Simulated 3 innings 'feels good' for Key Injured lefty to throw BP next


Hammonds says neck is 'not good, not bad'

July 15, 1998|By Roch Kubatko and Bill Free | Roch Kubatko and Bill Free,SUN STAFF PTC

It was the closest Jimmy Key had gotten to pitching in a game since May 20. There were no hitters standing in front of him and his throwing was confined to the bullpen. But it seemed real enough.

Key pitched three simulated innings yesterday, the latest indication that he's drawing closer to returning to the club after being put on the disabled list with an inflamed left rotator cuff.

Key warmed up as he would before making a start, throwing between 50 and 60 pitches. He sat for five minutes, threw 12 more, sat again, threw 12 more, and returned to the bench. Finally, he completed his session with 20 pitches before heading to the clubhouse while the Orioles took batting practice.

"It felt good. It's not getting any worse," he said.

Key's last start came against the New York Yankees almost two months ago. With the Orioles' bullpen a shambles, he threw 100 pitches in 5 2/3 innings and allowed nine runs and 12 hits.

"It's going to take a little while to build my stamina back up, no question," he said. "I'll continue throwing and it'll eventually get there. I'll do some extra running."

Key said he'll probably throw some batting practice tomorrow "to get used to pitching to guys with bats in their hands."

"If everything's still fine, we'll go from there," he said.

Key eventually will go on a rehab assignment, as Scott Kamieniecki has at Double-A Bowie. Kamieniecki made his second start with the Baysox last night, and Ray Miller has the right-hander penciled in to start July 24 against Seattle at Camden Yards. For now, Miller said the rotation will remain the same, with rookies Sidney Ponson and Nerio Rodriguez joining Mike Mussina, Scott Erickson and Doug Drabek.

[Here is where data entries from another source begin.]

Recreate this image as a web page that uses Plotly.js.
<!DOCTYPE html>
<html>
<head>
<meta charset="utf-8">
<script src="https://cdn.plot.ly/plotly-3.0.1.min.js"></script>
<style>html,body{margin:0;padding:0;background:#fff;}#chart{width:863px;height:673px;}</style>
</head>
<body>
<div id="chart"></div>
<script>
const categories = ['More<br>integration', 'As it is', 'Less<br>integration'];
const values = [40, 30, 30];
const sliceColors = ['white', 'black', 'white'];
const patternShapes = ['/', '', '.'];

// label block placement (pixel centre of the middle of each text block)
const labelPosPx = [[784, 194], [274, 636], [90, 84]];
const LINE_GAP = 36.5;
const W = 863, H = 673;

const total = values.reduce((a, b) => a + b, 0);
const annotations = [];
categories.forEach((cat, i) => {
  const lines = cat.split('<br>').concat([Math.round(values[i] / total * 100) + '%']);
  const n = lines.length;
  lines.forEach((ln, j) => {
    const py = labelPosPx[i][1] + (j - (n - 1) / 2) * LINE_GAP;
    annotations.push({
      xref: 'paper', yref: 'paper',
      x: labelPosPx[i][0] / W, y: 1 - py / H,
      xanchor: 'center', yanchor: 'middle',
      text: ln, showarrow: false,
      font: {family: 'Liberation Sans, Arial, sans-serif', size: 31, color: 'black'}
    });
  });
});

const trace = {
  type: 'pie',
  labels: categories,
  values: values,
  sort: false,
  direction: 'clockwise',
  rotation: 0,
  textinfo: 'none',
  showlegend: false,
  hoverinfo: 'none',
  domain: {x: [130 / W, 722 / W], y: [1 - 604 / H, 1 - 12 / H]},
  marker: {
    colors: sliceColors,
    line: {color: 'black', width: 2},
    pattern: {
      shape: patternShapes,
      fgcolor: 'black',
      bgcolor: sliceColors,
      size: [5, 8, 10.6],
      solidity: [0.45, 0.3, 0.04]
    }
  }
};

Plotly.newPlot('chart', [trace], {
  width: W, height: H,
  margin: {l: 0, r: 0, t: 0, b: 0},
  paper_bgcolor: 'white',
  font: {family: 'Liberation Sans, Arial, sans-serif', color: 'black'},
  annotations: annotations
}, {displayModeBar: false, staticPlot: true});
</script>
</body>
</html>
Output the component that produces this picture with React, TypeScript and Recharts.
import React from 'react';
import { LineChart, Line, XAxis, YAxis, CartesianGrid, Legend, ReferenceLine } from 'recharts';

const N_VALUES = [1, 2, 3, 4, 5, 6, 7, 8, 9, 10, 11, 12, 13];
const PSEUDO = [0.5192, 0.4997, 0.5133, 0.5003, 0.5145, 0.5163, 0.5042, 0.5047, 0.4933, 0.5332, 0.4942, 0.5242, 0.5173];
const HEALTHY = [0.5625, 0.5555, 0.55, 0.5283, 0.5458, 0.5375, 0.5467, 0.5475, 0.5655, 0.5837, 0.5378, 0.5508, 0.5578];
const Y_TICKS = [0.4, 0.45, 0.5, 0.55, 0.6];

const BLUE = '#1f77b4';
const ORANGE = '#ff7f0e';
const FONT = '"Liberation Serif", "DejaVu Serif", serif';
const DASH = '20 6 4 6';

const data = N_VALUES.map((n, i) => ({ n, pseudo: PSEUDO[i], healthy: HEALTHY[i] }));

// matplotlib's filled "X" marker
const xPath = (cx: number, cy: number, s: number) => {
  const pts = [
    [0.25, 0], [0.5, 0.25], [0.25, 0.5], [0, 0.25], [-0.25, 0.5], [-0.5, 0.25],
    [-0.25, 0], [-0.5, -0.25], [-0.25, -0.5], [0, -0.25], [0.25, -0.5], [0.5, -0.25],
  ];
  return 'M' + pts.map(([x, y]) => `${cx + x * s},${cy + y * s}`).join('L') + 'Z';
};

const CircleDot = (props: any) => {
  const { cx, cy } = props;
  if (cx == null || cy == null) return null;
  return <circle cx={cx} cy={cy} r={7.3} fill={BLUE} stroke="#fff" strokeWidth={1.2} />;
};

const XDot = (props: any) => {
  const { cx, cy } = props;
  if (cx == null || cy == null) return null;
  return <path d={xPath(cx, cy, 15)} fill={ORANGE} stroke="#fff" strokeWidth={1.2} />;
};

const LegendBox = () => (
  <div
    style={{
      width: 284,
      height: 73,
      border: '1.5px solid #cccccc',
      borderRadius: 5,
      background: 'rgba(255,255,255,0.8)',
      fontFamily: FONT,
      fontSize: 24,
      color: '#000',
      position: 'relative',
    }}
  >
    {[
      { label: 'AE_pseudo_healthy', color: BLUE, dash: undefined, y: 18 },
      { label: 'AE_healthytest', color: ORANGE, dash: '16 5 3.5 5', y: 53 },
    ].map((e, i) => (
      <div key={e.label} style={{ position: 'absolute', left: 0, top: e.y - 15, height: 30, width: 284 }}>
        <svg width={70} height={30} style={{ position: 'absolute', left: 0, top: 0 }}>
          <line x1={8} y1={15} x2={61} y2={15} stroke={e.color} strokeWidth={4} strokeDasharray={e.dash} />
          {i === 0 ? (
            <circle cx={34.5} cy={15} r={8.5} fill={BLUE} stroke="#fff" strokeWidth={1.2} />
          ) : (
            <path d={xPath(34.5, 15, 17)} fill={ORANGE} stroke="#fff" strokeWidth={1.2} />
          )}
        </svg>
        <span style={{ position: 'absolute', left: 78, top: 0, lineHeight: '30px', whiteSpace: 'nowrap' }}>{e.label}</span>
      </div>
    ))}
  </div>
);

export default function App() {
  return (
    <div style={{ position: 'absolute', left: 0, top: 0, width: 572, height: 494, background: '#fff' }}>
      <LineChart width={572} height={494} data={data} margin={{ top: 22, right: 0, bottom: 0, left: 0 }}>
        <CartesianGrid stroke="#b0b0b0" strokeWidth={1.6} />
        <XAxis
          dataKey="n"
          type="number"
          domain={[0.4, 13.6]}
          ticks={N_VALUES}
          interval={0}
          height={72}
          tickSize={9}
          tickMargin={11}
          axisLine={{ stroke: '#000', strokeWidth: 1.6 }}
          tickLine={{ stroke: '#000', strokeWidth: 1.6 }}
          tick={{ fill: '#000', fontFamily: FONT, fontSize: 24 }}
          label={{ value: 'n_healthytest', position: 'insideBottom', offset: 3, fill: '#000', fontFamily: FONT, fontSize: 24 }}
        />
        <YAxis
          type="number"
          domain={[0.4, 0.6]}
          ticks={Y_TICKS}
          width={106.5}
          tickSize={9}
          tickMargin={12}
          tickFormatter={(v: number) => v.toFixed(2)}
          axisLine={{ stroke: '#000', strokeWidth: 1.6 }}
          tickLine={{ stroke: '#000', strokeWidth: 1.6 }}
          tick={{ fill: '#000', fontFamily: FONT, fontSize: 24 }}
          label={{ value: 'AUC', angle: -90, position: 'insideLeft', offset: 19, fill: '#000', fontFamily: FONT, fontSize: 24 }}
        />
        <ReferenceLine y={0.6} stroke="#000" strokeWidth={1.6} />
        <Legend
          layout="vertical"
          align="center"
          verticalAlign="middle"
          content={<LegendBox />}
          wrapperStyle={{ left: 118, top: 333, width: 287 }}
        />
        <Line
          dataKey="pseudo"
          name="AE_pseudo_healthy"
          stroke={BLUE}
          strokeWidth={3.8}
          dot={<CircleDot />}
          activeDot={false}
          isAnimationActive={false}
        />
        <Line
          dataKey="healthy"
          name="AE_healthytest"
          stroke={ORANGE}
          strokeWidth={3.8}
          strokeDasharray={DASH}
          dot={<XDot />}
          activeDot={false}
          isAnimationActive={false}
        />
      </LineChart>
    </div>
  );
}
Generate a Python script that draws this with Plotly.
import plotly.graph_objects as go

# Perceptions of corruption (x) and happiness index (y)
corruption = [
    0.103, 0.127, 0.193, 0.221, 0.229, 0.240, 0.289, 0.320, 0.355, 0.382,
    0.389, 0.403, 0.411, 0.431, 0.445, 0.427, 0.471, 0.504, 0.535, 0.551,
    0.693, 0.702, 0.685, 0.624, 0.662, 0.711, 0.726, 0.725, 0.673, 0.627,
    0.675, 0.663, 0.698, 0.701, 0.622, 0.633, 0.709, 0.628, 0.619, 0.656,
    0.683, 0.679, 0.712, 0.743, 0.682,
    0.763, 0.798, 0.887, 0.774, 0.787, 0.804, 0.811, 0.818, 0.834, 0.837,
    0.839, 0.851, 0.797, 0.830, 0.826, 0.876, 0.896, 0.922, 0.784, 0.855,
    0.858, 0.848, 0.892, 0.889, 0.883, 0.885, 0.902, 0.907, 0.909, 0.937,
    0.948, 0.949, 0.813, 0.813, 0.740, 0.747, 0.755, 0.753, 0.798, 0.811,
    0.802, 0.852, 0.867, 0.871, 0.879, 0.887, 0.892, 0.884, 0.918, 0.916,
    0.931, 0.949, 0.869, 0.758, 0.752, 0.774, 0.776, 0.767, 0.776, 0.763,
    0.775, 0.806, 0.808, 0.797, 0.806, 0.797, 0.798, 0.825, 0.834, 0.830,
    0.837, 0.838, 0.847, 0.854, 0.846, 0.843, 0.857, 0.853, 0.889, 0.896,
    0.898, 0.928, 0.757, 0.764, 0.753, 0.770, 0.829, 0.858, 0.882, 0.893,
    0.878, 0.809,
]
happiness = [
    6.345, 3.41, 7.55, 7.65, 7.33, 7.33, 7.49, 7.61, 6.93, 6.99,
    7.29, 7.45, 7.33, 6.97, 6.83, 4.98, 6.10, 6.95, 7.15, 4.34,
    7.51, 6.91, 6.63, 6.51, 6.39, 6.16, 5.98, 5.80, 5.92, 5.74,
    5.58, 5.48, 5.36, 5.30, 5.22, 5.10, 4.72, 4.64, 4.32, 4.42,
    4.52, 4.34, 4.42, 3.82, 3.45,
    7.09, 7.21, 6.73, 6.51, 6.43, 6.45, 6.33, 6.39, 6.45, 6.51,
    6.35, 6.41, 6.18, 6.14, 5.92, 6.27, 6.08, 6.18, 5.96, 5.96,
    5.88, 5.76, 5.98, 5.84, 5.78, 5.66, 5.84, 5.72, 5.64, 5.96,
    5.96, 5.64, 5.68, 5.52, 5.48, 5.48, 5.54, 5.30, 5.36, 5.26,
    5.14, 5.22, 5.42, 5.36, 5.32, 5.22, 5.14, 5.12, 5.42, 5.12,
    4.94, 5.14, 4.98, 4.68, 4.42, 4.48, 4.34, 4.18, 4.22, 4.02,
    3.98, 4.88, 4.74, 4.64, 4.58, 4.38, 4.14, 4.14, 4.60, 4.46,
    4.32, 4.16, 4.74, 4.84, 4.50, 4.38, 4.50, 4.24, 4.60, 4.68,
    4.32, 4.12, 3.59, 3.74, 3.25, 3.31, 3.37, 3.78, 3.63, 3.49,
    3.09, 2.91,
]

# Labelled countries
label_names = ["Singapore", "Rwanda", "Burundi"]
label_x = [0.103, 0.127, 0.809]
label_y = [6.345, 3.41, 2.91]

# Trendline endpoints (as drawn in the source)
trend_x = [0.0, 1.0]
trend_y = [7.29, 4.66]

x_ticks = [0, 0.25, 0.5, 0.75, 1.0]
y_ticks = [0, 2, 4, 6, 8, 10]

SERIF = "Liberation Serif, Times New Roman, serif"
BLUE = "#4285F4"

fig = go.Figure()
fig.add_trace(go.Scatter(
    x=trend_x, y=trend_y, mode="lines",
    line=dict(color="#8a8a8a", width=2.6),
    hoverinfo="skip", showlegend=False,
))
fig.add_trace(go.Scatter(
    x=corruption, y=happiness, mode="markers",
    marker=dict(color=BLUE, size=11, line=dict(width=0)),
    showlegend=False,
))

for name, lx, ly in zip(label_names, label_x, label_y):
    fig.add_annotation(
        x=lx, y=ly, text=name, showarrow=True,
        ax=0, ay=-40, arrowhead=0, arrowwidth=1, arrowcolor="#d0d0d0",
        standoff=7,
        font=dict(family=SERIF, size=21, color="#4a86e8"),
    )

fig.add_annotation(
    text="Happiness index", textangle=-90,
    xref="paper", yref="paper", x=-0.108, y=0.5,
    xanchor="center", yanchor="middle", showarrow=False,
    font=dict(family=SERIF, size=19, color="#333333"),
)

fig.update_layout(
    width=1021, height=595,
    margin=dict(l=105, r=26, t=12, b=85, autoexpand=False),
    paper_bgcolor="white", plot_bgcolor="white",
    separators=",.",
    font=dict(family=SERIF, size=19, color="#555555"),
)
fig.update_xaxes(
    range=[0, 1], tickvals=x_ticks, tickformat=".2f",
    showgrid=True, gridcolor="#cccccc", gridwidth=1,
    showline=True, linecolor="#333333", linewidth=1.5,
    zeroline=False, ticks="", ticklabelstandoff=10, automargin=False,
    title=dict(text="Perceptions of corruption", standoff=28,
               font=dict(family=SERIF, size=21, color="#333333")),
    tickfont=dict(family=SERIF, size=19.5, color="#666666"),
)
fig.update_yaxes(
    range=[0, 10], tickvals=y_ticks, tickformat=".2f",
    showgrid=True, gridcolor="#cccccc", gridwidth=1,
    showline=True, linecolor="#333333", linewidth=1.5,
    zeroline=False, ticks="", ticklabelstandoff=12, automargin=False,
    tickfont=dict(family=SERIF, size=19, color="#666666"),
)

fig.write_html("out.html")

Rodriguez earned another start by throwing five perfect innings against Toronto and leaving after the sixth with a one-hit shutout.

"He deserves another shot, that's for sure," Miller said.

Not long ago, Miller described Rodriguez as a "two-pitch pitcher," citing a fastball and changeup as an insufficient arsenal. Since then, pitching coach Mike Flanagan has worked with Rodriguez on his slider, altering his grip and finding better results with it.

"It's kind of hard to pitch here without a breaking ball," Miller said. "Not that some guys can't, but if you don't get your changeup over and you're a two-pitch pitcher, they'll sit on the fastball." Jeffrey Hammonds was out of the lineup last night after leaving Monday's game in the sixth inning. It was his first start since May 31. The next one remains a mystery.

Hammonds, who had been on the disabled list with a disk-related nerve irritation in his neck, said he felt some tingling in the back of his left shoulder and down his arm after striking out in the first inning. He lined a single to left field in his next at-bat and hustled to third on B. J. Surhoff's double down the left-field line, sliding to barely beat the throw from Shannon Stewart. He scored on a bloop single by Lenny Webster, but was replaced in right field by Rich Becker in the sixth.

"I didn't want to do anything to hurt myself, and Ray was with me on that one all the way," Hammonds said.

As for his condition yesterday, Hammonds said, "It's not good, not bad. It's still there. It's not like it's going to disappear. Some days it'll feel better than others. I'm in uncharted waters. I'm just trying to find my routine now to see how I can get going."

Hammonds added that he expects to play during the five-game road trip that begins tonight in Texas.

"It's going to be something we'll have to deal with," Miller said. "He can't play every day right now."

Hubbard's nightmare

Blue Jays first base coach Jack Hubbard said he has been "living a dream" the last five weeks as he has visited his hometown of Baltimore twice for games against the Orioles at Camden Yards.

The two trips have marked Hubbard's first visits of any kind to his hometown since he left in 1984 to scout the Florida area for the Milwaukee Brewers.

"There's nothing better than to return to the field of the team you grew up with and be treated so nicely by all your friends," said the former Calvert Hall and University of Baltimore coach who first realized his dream of stepping on to a major-league field in 1993 when Joe Torre named him first base coach of the St. Louis Cardinals.

But Hubbard's dream that day in 1993 quickly turned into a nightmare when the first three Cardinals batters reached first base in the first inning and all were picked off by Boston Red Sox left-hander Joe Hesketh.

"Everybody has their worst nightmare in life and that was mine," said Hubbard of the exhibition game in St. Petersburg, Fla. "Ozzie Smith, Bernard Gilkey and Ray Lankford all got picked off by Hesketh, who had a great move. All the fans were booing me, Joe Torre was laughing, all the Cardinals players were laughing and they told me to put on somebody else's uniform in the second inning, which I did."